In my previous blog post, I discussed internal controls that plan sponsors of qualified plans can implement to avoid or mitigate compliance issues before an audit is initiated. But what happens when you receive that dreaded audit letter from the Department of Labor (DOL) or Internal Revenue Service (IRS)?

First, take a deep breath. Next, make note of any deadlines prescribed within the letter for response to the items being sought under the examination. Review the audit letter thoroughly. Make note of the time period under review. Then begin compiling your responsive documentation, preferably in the order requested, and placed in a three-ring binder with dividers or tabs. Your documentation will be critical to a swift resolution of the examination.

It may be the case that you do not maintain some or all of the documents required by the administrative agency. As such, you should promptly contact your plan administrator or recordkeeper for the items being sought of which you are not in possession. If you have plan counsel, you may prefer that your attorney act as your agent during the audit process. This may be accomplished by your attorney and you executing a Power of Attorney (Form 2848) and submitting the completed form to the reviewing agent. Oftentimes, plan sponsors desire an ERISA attorney who is experienced with handling DOL and IRS audits to act on their behalf.

The reviewing agent from the DOL or IRS may request an on-site review. If this is the case and you have not retained your plan counsel to represent you during the audit and to act on your behalf, be courteous and professional to the agent. Make sure that the agent is provided a comfortable and private space to review the responsive documentation. If you are being interviewed and do not understand the question or are not sure of the answer, state just that. You are able to supplement your response once you are able to clarify the request being made by the agent. At this point, if you have not already retained your plan counsel or an ERISA attorney to assist or represent you during the audit process, it may be in the best interest of the plan and its participants to do so for a more expedient conclusion to the audit.

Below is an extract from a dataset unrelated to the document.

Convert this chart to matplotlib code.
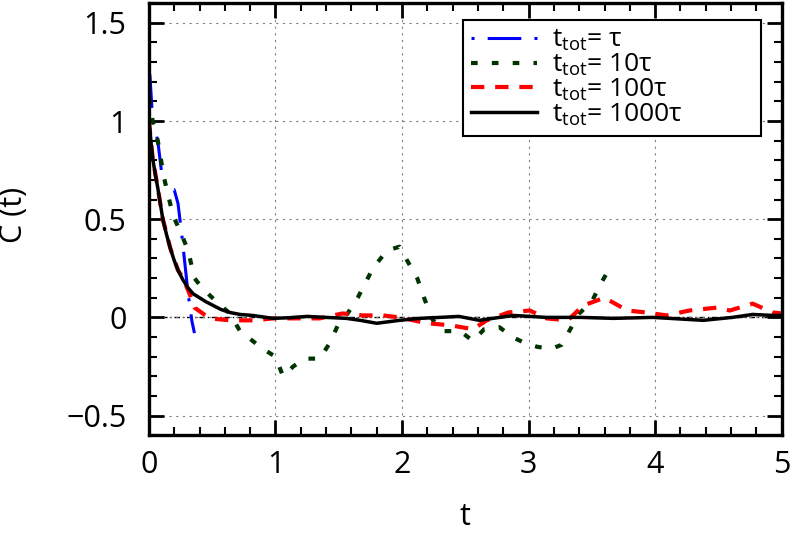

The audit process may take several months, and the agent may request additional information to make sure that the plan is operating in compliance with the law. Upon completion of the audit, the agent may issue a Closing Letter with no findings during the examination. However, if there are plan compliance issues, the agent may issue penalties amongst other things.

The DOL has the power to seek criminal penalties (up to $100,000 or 10 years in prison) against anyone who willfully violates ERISA, including, but not limited to, engaging in prohibited transactions, self-dealing, embezzling 401(k) trust assets and using employee 401(k) deferrals to pay for other business expenses. (See U.S. v. Eriksen) Depending on the compliance issues in violation of the law, the agent may recommend disqualification of the plan which would result in the loss of its tax-qualified status, ultimately causing the employer to lose its deductions for contributions and the trust to be impacted with income and excise tax liability, penalties and interest. Moreover, any employee distributions that may have been rolled over into an IRA or other tax-qualified plan may not be eligible for rollover and may become immediately taxable.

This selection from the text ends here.